Spotlight: Iran's decision to increase uranium enrichment capacity may push Europe to U.S. side
By Hassan Rouhvand
Amidst controversies over the 2015 international nuclear deal, Iran's recent decision to prepare grounds for boosting enriched uranium capacity is likely to propel European vessel to the U.S. shore.
On May 8, U.S. President Donald Trump decided to withdraw from the Iran nuclear deal, also known as the Joint Comprehensive Plan of Action (JCPOA), claiming it did not address Iran's ballistic missile program, its nuclear activities beyond 2025, or its alleged role in regional conflicts.
Trump has called for the European hand in his defiance to the international deal, to pressure Iran for renegotiation of the deal seeking to address what he has called their "common concerns."
Currently, Iran is negotiating with the European countries on preserving the JCPOA, after the U.S. withdrawal, aiming to salvage it interests.
Despite the U.S. pressures, Britain, France, Germany plus the European Union, have, so far, reiterated their commitment to the Iran deal signed by six major global players with Tehran in July 2015.
However, Iran's supreme leader Ayatollah Ali Khamenei on Monday said that it seems "some European governments expect the Iranian nation to both put up with sanctions and give up its nuclear activities."
The Iranian leader said Iran would not tolerate sanctions nor undergo "nuclear austerity."
He ordered the head of Atomic Energy Organization of Iran (AEOI) to immediately prepare the ground for the uranium enrichment "up to a level of 190,000 SWU (separative work units) for the time being within the framework of the nuclear deal."
SWU is the standard measure of the effort required to separate isotopes of uranium during an enrichment process. 1 SWU is equivalent to 1 kilogram of separative work.
Based on the nuclear deal, Iran can enrich uranium up to the level of 3.5 percent, which represents low-enriched uranium.
Following Khameni's decree, Ali Akbar Salehi, head of the AEOI, said Tuesday that the preparation work began at Iran's Natanz enrichment facility, observing the country's commitments to 2015 nuclear deal.
"Yesterday, we took the first step and submitted a letter to the International Atomic Energy Agency (IAEA) on the start of certain activities. We started to take necessary practical measures today," Salehi told reporters on Tuesday.
Also, the spokesperson for the AEOI Behrouz Kamalvandi said Tuesday that the organization will inform the IAEA of the start of the process to increase the capacity to produce uranium hexafluoride (UF6), a chemical compound which serves as feedstock for centrifuges.
Kamalvandi said that under the 2015 nuclear deal, Iran was supposed to achieve an enrichment capacity of at least 190,000 SWU by the end of the 15th year since the nuclear deal took effect in January 2016.

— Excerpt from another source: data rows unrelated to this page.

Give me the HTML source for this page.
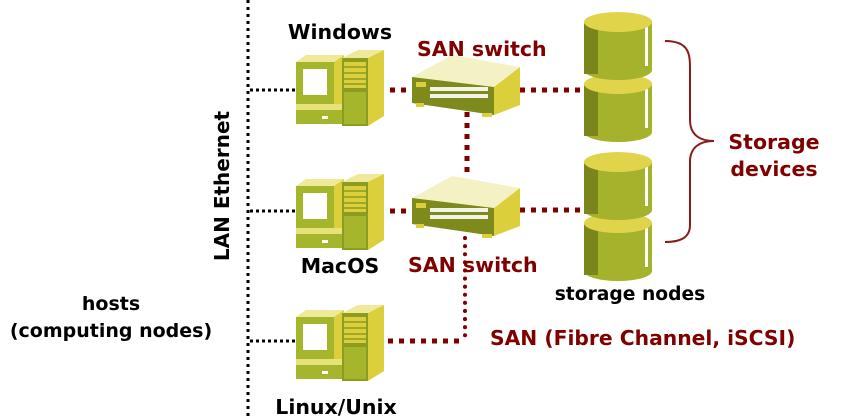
<!DOCTYPE html>
<html><head><meta charset="utf-8"><style>
html,body{margin:0;padding:0;background:#fff;width:841px;height:417px;overflow:hidden}
svg text{font-family:"DejaVu Sans","Liberation Sans",sans-serif;font-weight:bold}
</style></head><body>
<svg width="841" height="417" viewBox="0 0 841 417" xmlns="http://www.w3.org/2000/svg">
<defs>
<g id="pc">
  <polygon points="0,12 10,5 48,5 38,12" fill="#eeea9a"/>
  <polygon points="38,12 48,5 48,60 38,66" fill="#dccf3c"/>
  <rect x="0" y="12" width="38" height="42" fill="#a6b62c"/>
  <rect x="7" y="19" width="24" height="26" fill="#fff"/>
  <rect x="0" y="54" width="48" height="6" fill="#e6e27a"/>
  <rect x="0" y="60" width="48" height="14" fill="#a6b62c"/>
  <rect x="26" y="66" width="6" height="3" fill="#fff"/>
  <polygon points="46,8 62,0 88,0 72,8" fill="#eeea9a"/>
  <polygon points="72,8 88,0 88,66 72,76" fill="#dccf3c"/>
  <rect x="46" y="8" width="26" height="68" fill="#8c9c20"/>
  <rect x="48" y="12" width="22" height="26" fill="#dccf3c"/>
  <line x1="48" y1="17" x2="70" y2="17" stroke="#8c9c20" stroke-width="1.5"/>
  <line x1="48" y1="23" x2="70" y2="23" stroke="#8c9c20" stroke-width="1.5"/>
  <line x1="48" y1="29" x2="70" y2="29" stroke="#8c9c20" stroke-width="1.5"/>
  <line x1="48" y1="34" x2="70" y2="34" stroke="#8c9c20" stroke-width="1.5"/>
  <rect x="48" y="42" width="22" height="32" fill="#a6b62c"/>
</g>
<g id="sw">
  <polygon points="0,22 40,0 108,12 82,32" fill="#f4f2c4"/>
  <polygon points="82,32 108,12 108,50 82,60" fill="#dccf3c"/>
  <polygon points="0,22 82,32 82,60 0,48" fill="#7f8a1c"/>
  <rect x="4" y="27" width="10" height="5" fill="#dccf3c"/>
  <g fill="#fff">
   <rect x="18" y="32" width="58" height="4" opacity=".9"/>
   <rect x="18" y="39" width="58" height="4" opacity=".9"/>
  </g>
  <rect x="4" y="48" width="8" height="4" fill="#dccf3c"/>
  <rect x="70" y="58" width="10" height="4" fill="#dccf3c"/>
</g>
<g id="cyl">
  <path d="M0,10 V58 A34,10 0 0 0 68,58 V10 Z" fill="#a4b22c"/>
  <rect x="0" y="12" width="14" height="50" fill="#7a851c"/>
  <rect x="61" y="14" width="3" height="40" fill="#fff"/>
  <ellipse cx="34" cy="10" rx="34" ry="10" fill="#e0d44a"/>
</g>
</defs>

<line x1="248" y1="0" x2="248" y2="417" stroke="#000" stroke-width="3" stroke-dasharray="3,4"/>
<g stroke="#000" stroke-width="3" stroke-dasharray="3,3">
<line x1="250" y1="90" x2="296" y2="90"/>
<line x1="250" y1="211" x2="296" y2="211"/>
<line x1="250" y1="341" x2="296" y2="341"/>
</g>
<g stroke="#800000" stroke-width="5" stroke-dasharray="5,6">
<line x1="390" y1="90" x2="412" y2="90"/>
<line x1="520" y1="90" x2="585" y2="90"/>
<line x1="390" y1="211" x2="412" y2="211"/>
<line x1="520" y1="210" x2="585" y2="210"/>
<line x1="388" y1="341" x2="465" y2="341"/>
<line x1="467" y1="112" x2="467" y2="178"/>
</g>
<line x1="465" y1="238" x2="465" y2="336" stroke="#800000" stroke-width="4" stroke-dasharray="0.1,8" stroke-linecap="round"/>

<use href="#pc" x="296" y="50"/>
<use href="#pc" x="296" y="174"/>
<use href="#pc" x="296" y="305"/>
<use href="#sw" x="412" y="55"/>
<use href="#sw" x="412" y="176"/>

<use href="#cyl" x="584" y="74"/>
<use href="#cyl" x="584" y="12"/>
<use href="#cyl" x="584" y="213"/>
<use href="#cyl" x="584" y="152"/>

<path d="M665,41 C690,41 690,55 690,70 V120 C690,135 700,141 714,141 C700,141 690,147 690,162 V225 C690,238 680,242 665,242" fill="none" stroke="#8b1a1a" stroke-width="2"/>

<text x="340" y="39" font-size="20.5" text-anchor="middle" fill="#000">Windows</text>
<text x="417" y="56" font-size="20.5" fill="#800000">SAN switch</text>
<text x="340" y="273" font-size="20.5" text-anchor="middle" fill="#000">MacOS</text>
<text x="408" y="272" font-size="20.5" fill="#800000">SAN switch</text>
<text x="336" y="414" font-size="20.5" text-anchor="middle" fill="#000">Linux/Unix</text>
<text x="630" y="300" font-size="18.7" text-anchor="middle" fill="#000">storage nodes</text>
<text x="490" y="345" font-size="20.3" fill="#800000">SAN (Fibre Channel, iSCSI)</text>
<text x="774" y="149" font-size="20.5" text-anchor="middle" fill="#800000">Storage</text>
<text x="774" y="176" font-size="20.5" text-anchor="middle" fill="#800000">devices</text>
<text x="111" y="310" font-size="19" text-anchor="middle" fill="#000">hosts</text>
<text x="111" y="337" font-size="19" text-anchor="middle" fill="#000">(computing nodes)</text>
<text transform="translate(229,186) rotate(-90)" font-size="20" text-anchor="middle" fill="#000">LAN Ethernet</text>
</svg>
</body></html>
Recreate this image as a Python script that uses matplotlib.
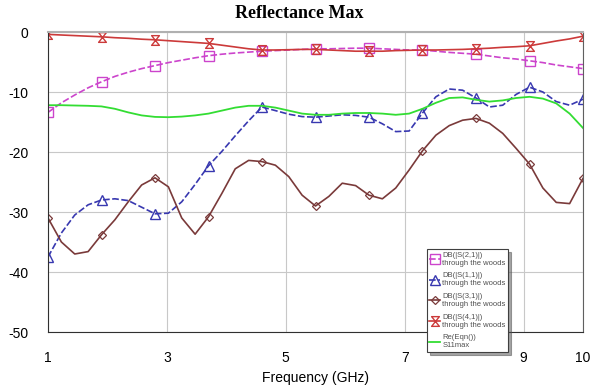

In a reaction, French President Emmanuel Macron on Tuesday warned of the risk of rising tensions due to the Iranian nuclear stand-off, urging "everyone to stabilize the situation and not give into this escalation which would lead to only one thing: conflict."
Meanwhile, French Foreign Minister Jean Yves Le Drian warned Iran on Wednesday that its plan to increase uranium enrichment capacity might have dangerous consequences.
"This initiative (of Iran) is unwelcome. It shows a sort of irritation. It is always dangerous to flirt with red lines," Le Drian said.
"If they go to a higher level then, yes, the agreement would be violated, but they need to realize that if they do then they will expose themselves to new sanctions and the Europeans will not remain passive," he warned.
In an interview with local broadcaster Europe 1, Le Drian called for a "global negotiation framework" on the Iranian issue, at the same time maintaining the 2015 nuclear deal, which he called "a step forward" in preventing Iran from having access to nuclear weapons.
"The Iranians must realize that if they break the agreement then they expose themselves to new sanctions. But, today the agreement is not broken and Iran fully respects its commitments," he said.
Iran has cast doubts about the "positive results" of the country's ongoing negotiations with the European parties, seeking to preserve Tehran's economic interests subject to nuclear deal.
"The prospect of the talks with the Europeans shows that the situation is not promising," Spokesperson of the Iranian Parliament's National Security and Foreign Policy Commission Hossein Naqavi Hosseini said on Tuesday.
Iran should not waste time waiting for required action from such governments, Naqavi Hosseini said.
In response to Washington's decision, Tehran has threatened in the event that other parties to the nuclear deal could not safeguard Iran's interests under the accord, Iran will move out of it and resume its nuclear activities at full speed.
The 2015 deal eased western and international sanctions on Iran in exchange for Tehran limiting its nuclear program.